A quiet day in Collinsport between the shots fired by Sheriff Patterson and his men. It is notable primarily for one of the most endearingly ludicrous moments from the show -- Willie’s ability to take five bullets to the back and only need a coma to sleep it off. It just goes to show that you can’t keep a good Willie down. Of course, it’s also the birthday of Blue Whale barfly, Alan Feinstein, as noted earlier.

DARK SHADOWS sister series, STAR TREK, debuted today in 1966. Not only would it go on to share the talents of Collinsport alumni like Art Wallace, Kathryn Leigh Scott and Mitchell Ryan, but it shared a similar spirit. Both shows feature humans standing resolute in the face of the unknown. Both shows use creatures from fantasy to address contemporary concerns. Both shows celebrate the other, it’s just that with DARK SHADOWS, it’s up to the viewer to embrace it, because the characters don’t quite yet know how.

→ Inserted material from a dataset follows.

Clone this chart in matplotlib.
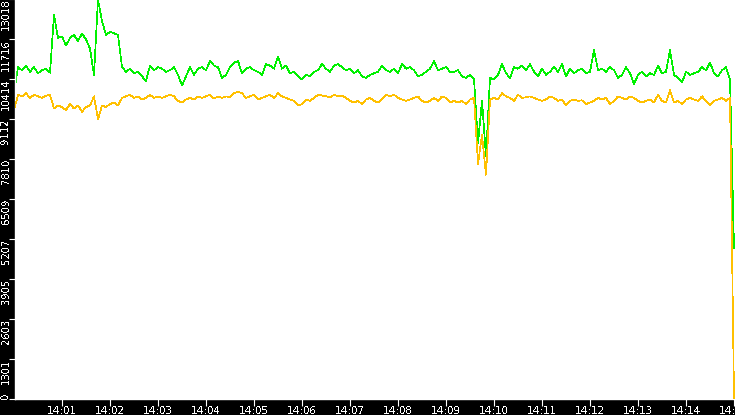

In DARK SHADOWS, the oddities are usually obsessed with becoming normal, and the audience recognizes a larger irony that is decidedly Roddenberrian.  At Collinwood, the differences which define the “monsters” are more than controllable; they are what often save their friends and loved ones. DARK SHADOWS is a very dedicated meditation on otherness and loneliness, but a meditation that ultimately unifies the audience in the understanding and support of the monsters. They may never fully love themselves, and while that’s sad, it’s also okay. We love them. We understand them. And if we’re paying attention, we carry that forward away from the TV.